Our study contributes to practice by offering HR executives a deeper understanding with respect to the external business reality and as well as the needs of their employees. On the basis of this knowledge, we are able to offer suggestions for HR practices. Overall, we suggest that HR practitioners in the UAE take a holistic approach in caring for their female Emirati talent. By acknowledging the societal norms that may put pressure on them, and by understanding that their commitment to their family does not have to result in quitting their job, organizations could provide flexible work arrangements. While previously part-time work had been illegal, recent reviews of the labor law in the UAE should allow organizations to devise more flexible work arrangement within a legal framework (Salem 2011).
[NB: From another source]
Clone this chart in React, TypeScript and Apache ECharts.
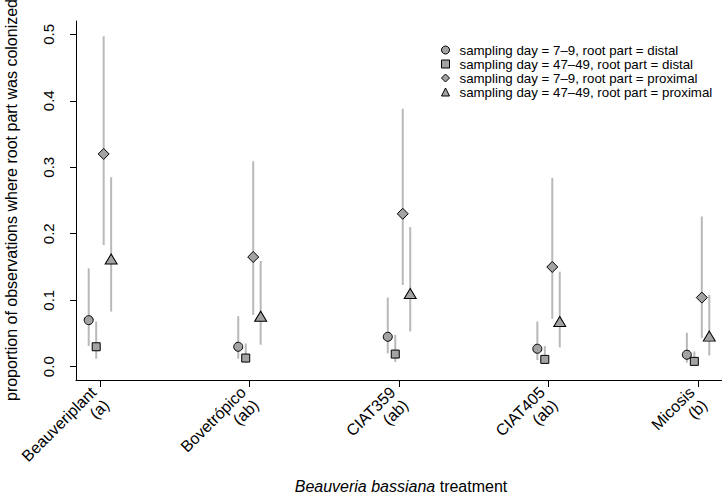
import React, { useEffect, useRef } from "react";
import * as echarts from "echarts";

const categories = ["Beauveriplant\n(a)", "Bovetrópico\n(ab)", "CIAT359\n(ab)", "CIAT405\n(ab)", "Micosis\n(b)"];
const yTicks = [0, 0.1, 0.2, 0.3, 0.4, 0.5];

const seriesNames = [
  "sampling day = 7–9, root part = distal",
  "sampling day = 47–49, root part = distal",
  "sampling day = 7–9, root part = proximal",
  "sampling day = 47–49, root part = proximal",
];

// estimates and 95% intervals, one array per group
const distalEarlyEst = [0.070, 0.030, 0.045, 0.027, 0.018];
const distalEarlyLo = [0.031, 0.012, 0.020, 0.010, 0.006];
const distalEarlyHi = [0.148, 0.076, 0.104, 0.068, 0.051];

const distalLateEst = [0.030, 0.013, 0.019, 0.011, 0.008];
const distalLateLo = [0.012, 0.006, 0.007, 0.005, 0.004];
const distalLateHi = [0.068, 0.035, 0.048, 0.031, 0.023];

const proximalEarlyEst = [0.320, 0.165, 0.230, 0.150, 0.104];
const proximalEarlyLo = [0.183, 0.078, 0.123, 0.072, 0.043];
const proximalEarlyHi = [0.497, 0.309, 0.388, 0.284, 0.226];

const proximalLateEst = [0.162, 0.076, 0.110, 0.068, 0.046];
const proximalLateLo = [0.083, 0.033, 0.053, 0.029, 0.017];
const proximalLateHi = [0.285, 0.159, 0.210, 0.143, 0.108];

const offsets = [-0.075, -0.025, 0.025, 0.075];
const symbols = ["circle", "rect", "diamond", "triangle"];
const symbolSizes: any[] = [9, 8, 11, [12, 10]];

const FONT = "'Liberation Sans', Arial, Helvetica, sans-serif";
const MARK_FILL = "#a3a3a3";
const BAR_COLOR = "#b9b9b9";

export default function App() {
  const ref = useRef<HTMLDivElement>(null);

  useEffect(() => {
    if (!ref.current) return;
    const chart = echarts.init(ref.current, null, { renderer: "svg" });

    const groups = [
      [distalEarlyEst, distalEarlyLo, distalEarlyHi],
      [distalLateEst, distalLateLo, distalLateHi],
      [proximalEarlyEst, proximalEarlyLo, proximalEarlyHi],
      [proximalLateEst, proximalLateLo, proximalLateHi],
    ];

    const barData: number[][] = [];
    groups.forEach((g, gi) => {
      g[0].forEach((_, i) => {
        barData.push([i + 1 + offsets[gi], g[1][i], g[2][i]]);
      });
    });

    const scatterSeries = groups.map((g, gi) => ({
      type: "scatter",
      name: seriesNames[gi],
      symbol: symbols[gi],
      symbolSize: symbolSizes[gi],
      z: 3,
      itemStyle: { color: MARK_FILL, borderColor: "#000", borderWidth: 1, opacity: 1 },
      emphasis: { disabled: true },
      data: g[0].map((v, i) => [i + 1 + offsets[gi], v]),
    }));

    const option: any = {
      animation: false,
      textStyle: { fontFamily: FONT },
      grid: { left: 76, right: 0, top: 21, bottom: 115 },
      xAxis: {
        type: "value",
        min: 0.84,
        max: 5.16,
        splitLine: { show: false },
        axisLine: { show: true, onZero: false, lineStyle: { color: "#000", width: 1 } },
        axisTick: { show: true, customValues: [1, 2, 3, 4, 5], length: 7, lineStyle: { color: "#000" } },
        axisLabel: {
          customValues: [1, 2, 3, 4, 5],
          formatter: (v: number) => categories[Math.round(v) - 1],
          rotate: 45,
          margin: 16,
          padding: [14, 0, 0, 0],
          fontSize: 16,
          lineHeight: 18,
          color: "#000",
          fontFamily: FONT,
        },
      },
      yAxis: {
        type: "value",
        min: -0.02,
        max: 0.52,
        splitLine: { show: false },
        axisLine: { show: true, onZero: false, lineStyle: { color: "#000", width: 1 } },
        axisTick: { show: true, customValues: yTicks, length: 6, lineStyle: { color: "#000" } },
        axisLabel: {
          customValues: yTicks,
          formatter: (v: number) => v.toFixed(1),
          rotate: 90,
          margin: 20,
          fontSize: 15,
          color: "#000",
          fontFamily: FONT,
        },
      },
      legend: {
        orient: "vertical",
        left: 441,
        top: 43,
        padding: 0,
        itemWidth: 8,
        itemHeight: 8,
        itemGap: 0,
        selectedMode: false,
        data: seriesNames,
        textStyle: { fontSize: 13.3, color: "#000", lineHeight: 14, fontFamily: FONT, padding: [0, 0, 0, 5] },
        itemStyle: { borderColor: "#000", borderWidth: 1 },
      },
      graphic: [
        {
          type: "text",
          x: 11,
          y: 200,
          rotation: Math.PI / 2,
          style: {
            text: "proportion of observations where root part was colonized",
            fontSize: 16,
            fontFamily: FONT,
            fill: "#000",
            align: "center",
            verticalAlign: "middle",
          },
        },
        {
          type: "text",
          x: 401,
          y: 486,
          style: {
            text: "{i|Beauveria bassiana} treatment",
            fontSize: 16,
            fontFamily: FONT,
            fill: "#000",
            align: "center",
            verticalAlign: "middle",
            rich: {
              i: { fontStyle: "italic", fontSize: 16, fontFamily: FONT, fill: "#000" },
            },
          },
        },
      ],
      series: [
        {
          type: "custom",
          name: "ci",
          z: 2,
          silent: true,
          renderItem: (params: any, api: any) => {
            const x = api.value(0);
            const p1 = api.coord([x, api.value(1)]);
            const p2 = api.coord([x, api.value(2)]);
            return {
              type: "line",
              shape: { x1: p1[0], y1: p1[1], x2: p2[0], y2: p2[1] },
              style: { stroke: BAR_COLOR, lineWidth: 2 },
            };
          },
          encode: { x: 0, y: [1, 2] },
          data: barData,
        },
        ...scatterSeries,
      ],
    };

    chart.setOption(option);
    return () => chart.dispose();
  }, []);

  return (
    <div
      ref={ref}
      style={{ position: "absolute", left: 0, top: 0, width: 722, height: 495, background: "#fff" }}
    />
  );
}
This should be a welcomed option, not only for Emirati women currently employed in the private sector, but also for young graduates considering employment options. We conclude that in order to retain more female local talent in the workplace, employers would benefit from accommodating the flexibility these women seek. Therefore we suggest taking a holistic approach to managing these employees and empowering them through mentoring and social support systems, as well as through additional skill development through training and further education.